Exercise
Exact reproduction of the data is required, with images excluded.

Dataset excerpt

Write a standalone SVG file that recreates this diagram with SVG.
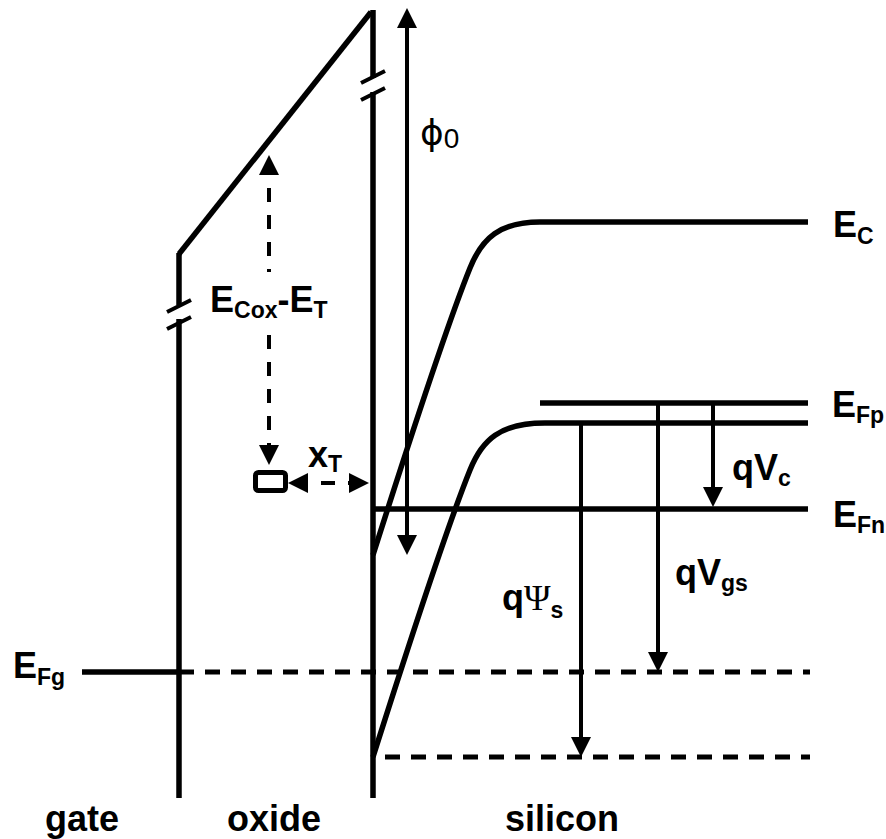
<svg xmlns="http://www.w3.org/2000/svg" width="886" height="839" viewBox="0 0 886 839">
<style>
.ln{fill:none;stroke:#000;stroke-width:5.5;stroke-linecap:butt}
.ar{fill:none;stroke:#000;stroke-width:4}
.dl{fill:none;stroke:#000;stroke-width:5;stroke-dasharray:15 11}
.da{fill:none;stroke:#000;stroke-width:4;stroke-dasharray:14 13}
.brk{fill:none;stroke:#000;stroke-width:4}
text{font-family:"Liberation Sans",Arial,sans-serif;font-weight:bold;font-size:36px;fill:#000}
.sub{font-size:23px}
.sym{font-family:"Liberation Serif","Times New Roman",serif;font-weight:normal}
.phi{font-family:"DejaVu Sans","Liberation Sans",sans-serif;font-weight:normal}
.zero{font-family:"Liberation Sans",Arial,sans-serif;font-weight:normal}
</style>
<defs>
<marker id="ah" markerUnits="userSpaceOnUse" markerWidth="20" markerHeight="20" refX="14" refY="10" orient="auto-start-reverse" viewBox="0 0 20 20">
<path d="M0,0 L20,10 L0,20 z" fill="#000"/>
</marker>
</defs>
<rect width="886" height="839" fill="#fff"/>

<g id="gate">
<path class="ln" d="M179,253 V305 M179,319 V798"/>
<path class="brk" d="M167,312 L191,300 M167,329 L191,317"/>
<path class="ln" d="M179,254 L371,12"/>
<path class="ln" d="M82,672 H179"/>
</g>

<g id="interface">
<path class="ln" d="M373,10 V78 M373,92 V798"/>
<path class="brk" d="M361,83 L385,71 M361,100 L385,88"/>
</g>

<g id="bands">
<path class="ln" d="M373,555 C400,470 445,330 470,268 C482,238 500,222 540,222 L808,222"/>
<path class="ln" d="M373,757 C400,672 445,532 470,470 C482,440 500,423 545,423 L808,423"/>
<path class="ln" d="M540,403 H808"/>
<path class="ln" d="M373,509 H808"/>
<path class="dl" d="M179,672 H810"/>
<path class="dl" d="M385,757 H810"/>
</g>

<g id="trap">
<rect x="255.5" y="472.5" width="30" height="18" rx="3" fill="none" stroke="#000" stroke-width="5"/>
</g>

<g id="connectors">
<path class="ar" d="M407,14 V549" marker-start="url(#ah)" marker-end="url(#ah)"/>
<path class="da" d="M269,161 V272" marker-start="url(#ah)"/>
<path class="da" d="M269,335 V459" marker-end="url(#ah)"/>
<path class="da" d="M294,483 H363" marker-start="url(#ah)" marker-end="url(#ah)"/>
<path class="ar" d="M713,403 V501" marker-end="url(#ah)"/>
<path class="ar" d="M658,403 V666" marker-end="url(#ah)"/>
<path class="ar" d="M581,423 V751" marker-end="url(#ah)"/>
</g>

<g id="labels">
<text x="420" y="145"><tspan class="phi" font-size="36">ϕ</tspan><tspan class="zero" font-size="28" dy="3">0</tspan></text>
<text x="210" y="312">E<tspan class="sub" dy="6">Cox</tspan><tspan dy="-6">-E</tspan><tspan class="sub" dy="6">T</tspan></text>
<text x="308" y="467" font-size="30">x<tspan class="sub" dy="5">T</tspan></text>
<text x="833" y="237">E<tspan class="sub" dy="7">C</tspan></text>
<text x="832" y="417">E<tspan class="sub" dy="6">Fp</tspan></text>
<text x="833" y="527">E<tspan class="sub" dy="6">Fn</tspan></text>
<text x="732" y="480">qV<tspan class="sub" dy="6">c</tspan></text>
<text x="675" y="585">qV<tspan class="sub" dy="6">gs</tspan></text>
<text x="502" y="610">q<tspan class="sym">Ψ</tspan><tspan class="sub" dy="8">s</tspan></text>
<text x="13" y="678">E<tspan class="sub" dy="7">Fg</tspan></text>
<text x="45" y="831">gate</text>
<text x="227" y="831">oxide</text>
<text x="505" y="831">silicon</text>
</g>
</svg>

Exercise answer
Write a standalone SVG file that recreates this diagram with SVG.
<svg xmlns="http://www.w3.org/2000/svg" width="886" height="839" viewBox="0 0 886 839">
<style>
.ln{fill:none;stroke:#000;stroke-width:5.5;stroke-linecap:butt}
.ar{fill:none;stroke:#000;stroke-width:4}
.dl{fill:none;stroke:#000;stroke-width:5;stroke-dasharray:15 11}
.da{fill:none;stroke:#000;stroke-width:4;stroke-dasharray:14 13}
.brk{fill:none;stroke:#000;stroke-width:4}
text{font-family:"Liberation Sans",Arial,sans-serif;font-weight:bold;font-size:36px;fill:#000}
.sub{font-size:23px}
.sym{font-family:"Liberation Serif","Times New Roman",serif;font-weight:normal}
.phi{font-family:"DejaVu Sans","Liberation Sans",sans-serif;font-weight:normal}
.zero{font-family:"Liberation Sans",Arial,sans-serif;font-weight:normal}
</style>
<defs>
<marker id="ah" markerUnits="userSpaceOnUse" markerWidth="20" markerHeight="20" refX="14" refY="10" orient="auto-start-reverse" viewBox="0 0 20 20">
<path d="M0,0 L20,10 L0,20 z" fill="#000"/>
</marker>
</defs>
<rect width="886" height="839" fill="#fff"/>

<g id="gate">
<path class="ln" d="M179,253 V305 M179,319 V798"/>
<path class="brk" d="M167,312 L191,300 M167,329 L191,317"/>
<path class="ln" d="M179,254 L371,12"/>
<path class="ln" d="M82,672 H179"/>
</g>

<g id="interface">
<path class="ln" d="M373,10 V78 M373,92 V798"/>
<path class="brk" d="M361,83 L385,71 M361,100 L385,88"/>
</g>

<g id="bands">
<path class="ln" d="M373,555 C400,470 445,330 470,268 C482,238 500,222 540,222 L808,222"/>
<path class="ln" d="M373,757 C400,672 445,532 470,470 C482,440 500,423 545,423 L808,423"/>
<path class="ln" d="M540,403 H808"/>
<path class="ln" d="M373,509 H808"/>
<path class="dl" d="M179,672 H810"/>
<path class="dl" d="M385,757 H810"/>
</g>

<g id="trap">
<rect x="255.5" y="472.5" width="30" height="18" rx="3" fill="none" stroke="#000" stroke-width="5"/>
</g>

<g id="connectors">
<path class="ar" d="M407,14 V549" marker-start="url(#ah)" marker-end="url(#ah)"/>
<path class="da" d="M269,161 V272" marker-start="url(#ah)"/>
<path class="da" d="M269,335 V459" marker-end="url(#ah)"/>
<path class="da" d="M294,483 H363" marker-start="url(#ah)" marker-end="url(#ah)"/>
<path class="ar" d="M713,403 V501" marker-end="url(#ah)"/>
<path class="ar" d="M658,403 V666" marker-end="url(#ah)"/>
<path class="ar" d="M581,423 V751" marker-end="url(#ah)"/>
</g>

<g id="labels">
<text x="420" y="145"><tspan class="phi" font-size="36">ϕ</tspan><tspan class="zero" font-size="28" dy="3">0</tspan></text>
<text x="210" y="312">E<tspan class="sub" dy="6">Cox</tspan><tspan dy="-6">-E</tspan><tspan class="sub" dy="6">T</tspan></text>
<text x="308" y="467" font-size="30">x<tspan class="sub" dy="5">T</tspan></text>
<text x="833" y="237">E<tspan class="sub" dy="7">C</tspan></text>
<text x="832" y="417">E<tspan class="sub" dy="6">Fp</tspan></text>
<text x="833" y="527">E<tspan class="sub" dy="6">Fn</tspan></text>
<text x="732" y="480">qV<tspan class="sub" dy="6">c</tspan></text>
<text x="675" y="585">qV<tspan class="sub" dy="6">gs</tspan></text>
<text x="502" y="610">q<tspan class="sym">Ψ</tspan><tspan class="sub" dy="8">s</tspan></text>
<text x="13" y="678">E<tspan class="sub" dy="7">Fg</tspan></text>
<text x="45" y="831">gate</text>
<text x="227" y="831">oxide</text>
<text x="505" y="831">silicon</text>
</g>
</svg>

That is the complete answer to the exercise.